-- begin Exercise inputs --
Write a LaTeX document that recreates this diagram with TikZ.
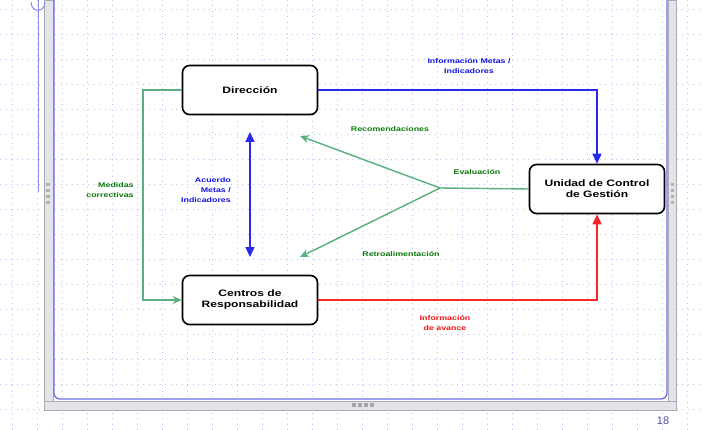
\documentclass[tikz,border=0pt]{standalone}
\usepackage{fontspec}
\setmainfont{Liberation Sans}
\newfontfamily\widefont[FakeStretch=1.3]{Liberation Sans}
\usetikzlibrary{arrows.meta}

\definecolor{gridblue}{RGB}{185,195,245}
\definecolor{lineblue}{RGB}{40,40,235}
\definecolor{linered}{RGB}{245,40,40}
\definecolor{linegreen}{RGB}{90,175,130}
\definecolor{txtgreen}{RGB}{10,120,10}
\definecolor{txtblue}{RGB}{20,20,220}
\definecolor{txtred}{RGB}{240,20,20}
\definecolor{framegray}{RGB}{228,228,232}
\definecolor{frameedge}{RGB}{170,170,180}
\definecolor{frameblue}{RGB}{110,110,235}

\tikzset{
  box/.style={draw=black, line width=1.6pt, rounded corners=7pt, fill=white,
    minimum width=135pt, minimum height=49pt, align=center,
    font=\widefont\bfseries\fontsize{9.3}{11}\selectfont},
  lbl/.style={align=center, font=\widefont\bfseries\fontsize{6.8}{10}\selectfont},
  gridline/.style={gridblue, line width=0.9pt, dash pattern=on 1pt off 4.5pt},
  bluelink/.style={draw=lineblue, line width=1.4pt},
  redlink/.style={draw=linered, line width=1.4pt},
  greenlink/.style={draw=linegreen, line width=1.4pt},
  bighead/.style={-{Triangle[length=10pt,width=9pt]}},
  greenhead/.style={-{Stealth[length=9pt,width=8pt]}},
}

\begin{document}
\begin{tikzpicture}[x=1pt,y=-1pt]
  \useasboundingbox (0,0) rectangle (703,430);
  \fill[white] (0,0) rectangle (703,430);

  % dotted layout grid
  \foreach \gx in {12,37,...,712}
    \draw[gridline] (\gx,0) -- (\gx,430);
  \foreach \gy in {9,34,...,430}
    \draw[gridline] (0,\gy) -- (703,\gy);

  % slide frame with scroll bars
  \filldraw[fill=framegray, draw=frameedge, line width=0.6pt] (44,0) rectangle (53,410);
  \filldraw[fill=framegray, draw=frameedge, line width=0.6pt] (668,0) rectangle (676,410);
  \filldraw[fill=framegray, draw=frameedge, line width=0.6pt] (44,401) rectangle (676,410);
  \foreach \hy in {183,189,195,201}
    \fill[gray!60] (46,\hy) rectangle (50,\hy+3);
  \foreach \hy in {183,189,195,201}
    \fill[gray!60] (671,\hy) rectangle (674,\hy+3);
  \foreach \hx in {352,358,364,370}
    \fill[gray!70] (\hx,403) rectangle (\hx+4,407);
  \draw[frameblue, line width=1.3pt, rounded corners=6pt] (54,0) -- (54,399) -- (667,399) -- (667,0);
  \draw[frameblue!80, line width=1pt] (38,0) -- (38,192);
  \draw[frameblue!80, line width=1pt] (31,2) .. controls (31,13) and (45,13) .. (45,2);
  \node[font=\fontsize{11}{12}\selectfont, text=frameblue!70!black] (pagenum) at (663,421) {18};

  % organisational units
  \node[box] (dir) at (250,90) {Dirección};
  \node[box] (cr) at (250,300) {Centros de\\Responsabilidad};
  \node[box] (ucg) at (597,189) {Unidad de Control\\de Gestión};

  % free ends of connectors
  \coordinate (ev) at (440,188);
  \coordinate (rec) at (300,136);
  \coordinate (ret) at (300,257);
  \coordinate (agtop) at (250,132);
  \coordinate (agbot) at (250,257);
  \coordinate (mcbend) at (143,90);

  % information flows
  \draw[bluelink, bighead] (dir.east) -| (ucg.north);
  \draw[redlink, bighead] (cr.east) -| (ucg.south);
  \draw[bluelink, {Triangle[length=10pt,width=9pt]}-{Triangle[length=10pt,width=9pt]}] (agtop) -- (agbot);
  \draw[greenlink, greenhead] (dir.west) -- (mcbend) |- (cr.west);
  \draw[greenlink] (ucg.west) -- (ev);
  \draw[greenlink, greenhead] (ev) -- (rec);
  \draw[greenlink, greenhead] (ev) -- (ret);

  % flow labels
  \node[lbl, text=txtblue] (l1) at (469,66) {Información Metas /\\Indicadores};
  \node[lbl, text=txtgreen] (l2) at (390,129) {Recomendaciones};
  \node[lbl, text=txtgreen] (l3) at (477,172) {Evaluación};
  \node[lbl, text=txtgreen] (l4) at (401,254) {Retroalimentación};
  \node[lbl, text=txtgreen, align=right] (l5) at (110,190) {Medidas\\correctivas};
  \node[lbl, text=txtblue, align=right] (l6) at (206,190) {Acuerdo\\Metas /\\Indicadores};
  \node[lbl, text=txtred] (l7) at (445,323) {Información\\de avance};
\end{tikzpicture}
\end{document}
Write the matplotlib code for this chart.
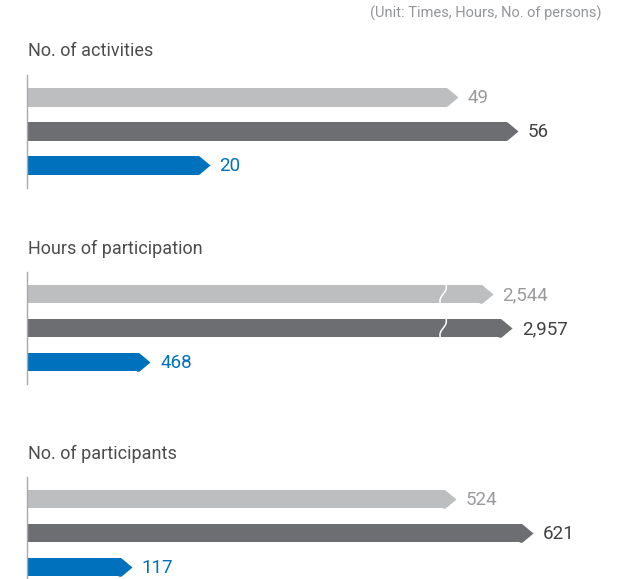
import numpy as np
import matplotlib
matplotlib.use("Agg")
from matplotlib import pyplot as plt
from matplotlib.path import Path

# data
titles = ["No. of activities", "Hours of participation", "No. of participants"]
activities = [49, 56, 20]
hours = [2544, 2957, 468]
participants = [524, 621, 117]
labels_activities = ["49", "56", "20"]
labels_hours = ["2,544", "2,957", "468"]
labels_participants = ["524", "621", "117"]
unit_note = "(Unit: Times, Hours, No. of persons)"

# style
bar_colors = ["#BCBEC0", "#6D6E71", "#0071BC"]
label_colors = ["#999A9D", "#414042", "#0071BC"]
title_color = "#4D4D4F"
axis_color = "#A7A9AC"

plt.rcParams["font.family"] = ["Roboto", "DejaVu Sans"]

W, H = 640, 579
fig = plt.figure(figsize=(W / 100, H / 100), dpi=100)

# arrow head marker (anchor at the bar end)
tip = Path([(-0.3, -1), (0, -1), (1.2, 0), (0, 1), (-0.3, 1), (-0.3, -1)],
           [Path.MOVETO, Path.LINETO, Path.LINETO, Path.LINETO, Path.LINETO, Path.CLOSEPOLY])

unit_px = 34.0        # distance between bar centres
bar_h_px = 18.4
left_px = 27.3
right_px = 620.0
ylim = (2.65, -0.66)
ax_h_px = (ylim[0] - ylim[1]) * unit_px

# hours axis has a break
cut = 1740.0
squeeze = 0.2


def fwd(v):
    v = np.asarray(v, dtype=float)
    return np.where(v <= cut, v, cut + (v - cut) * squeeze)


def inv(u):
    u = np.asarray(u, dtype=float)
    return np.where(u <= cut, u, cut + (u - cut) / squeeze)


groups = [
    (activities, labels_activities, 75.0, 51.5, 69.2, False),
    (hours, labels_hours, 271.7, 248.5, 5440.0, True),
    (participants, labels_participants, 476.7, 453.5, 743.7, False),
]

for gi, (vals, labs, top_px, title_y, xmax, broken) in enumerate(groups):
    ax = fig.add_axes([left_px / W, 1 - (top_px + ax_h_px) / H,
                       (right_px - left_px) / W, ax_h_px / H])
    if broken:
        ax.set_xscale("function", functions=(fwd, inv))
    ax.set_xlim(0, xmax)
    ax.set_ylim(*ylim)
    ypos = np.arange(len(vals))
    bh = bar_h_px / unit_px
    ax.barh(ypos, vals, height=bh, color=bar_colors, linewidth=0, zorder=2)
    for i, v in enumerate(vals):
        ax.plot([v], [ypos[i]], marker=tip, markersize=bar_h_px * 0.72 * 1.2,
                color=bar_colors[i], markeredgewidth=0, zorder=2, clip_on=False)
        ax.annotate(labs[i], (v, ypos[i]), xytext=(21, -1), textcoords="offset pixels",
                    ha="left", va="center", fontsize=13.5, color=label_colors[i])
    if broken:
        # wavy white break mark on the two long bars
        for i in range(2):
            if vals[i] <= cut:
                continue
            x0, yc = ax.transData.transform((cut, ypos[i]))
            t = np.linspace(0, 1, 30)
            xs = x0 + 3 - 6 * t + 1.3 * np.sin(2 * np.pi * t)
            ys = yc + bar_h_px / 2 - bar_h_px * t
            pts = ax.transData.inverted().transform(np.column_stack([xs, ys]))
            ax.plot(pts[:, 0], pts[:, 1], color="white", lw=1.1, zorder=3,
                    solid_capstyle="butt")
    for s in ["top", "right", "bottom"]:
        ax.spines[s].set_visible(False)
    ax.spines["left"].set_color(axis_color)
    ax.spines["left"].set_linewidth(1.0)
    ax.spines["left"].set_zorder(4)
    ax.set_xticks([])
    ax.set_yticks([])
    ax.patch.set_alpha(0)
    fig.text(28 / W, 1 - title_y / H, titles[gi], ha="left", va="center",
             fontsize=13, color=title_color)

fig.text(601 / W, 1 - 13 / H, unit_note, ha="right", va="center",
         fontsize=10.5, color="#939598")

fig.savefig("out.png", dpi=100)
-- end Exercise inputs --
→ Objective: From the listing above, restate verbatim the lines running from the one with "Write the matplotlib code for this chart." through the one with "from matplotlib.path import Path", inclusive, but not the pictures.

→ Task output:
Write the matplotlib code for this chart.
import numpy as np
import matplotlib
matplotlib.use("Agg")
from matplotlib import pyplot as plt
from matplotlib.path import Path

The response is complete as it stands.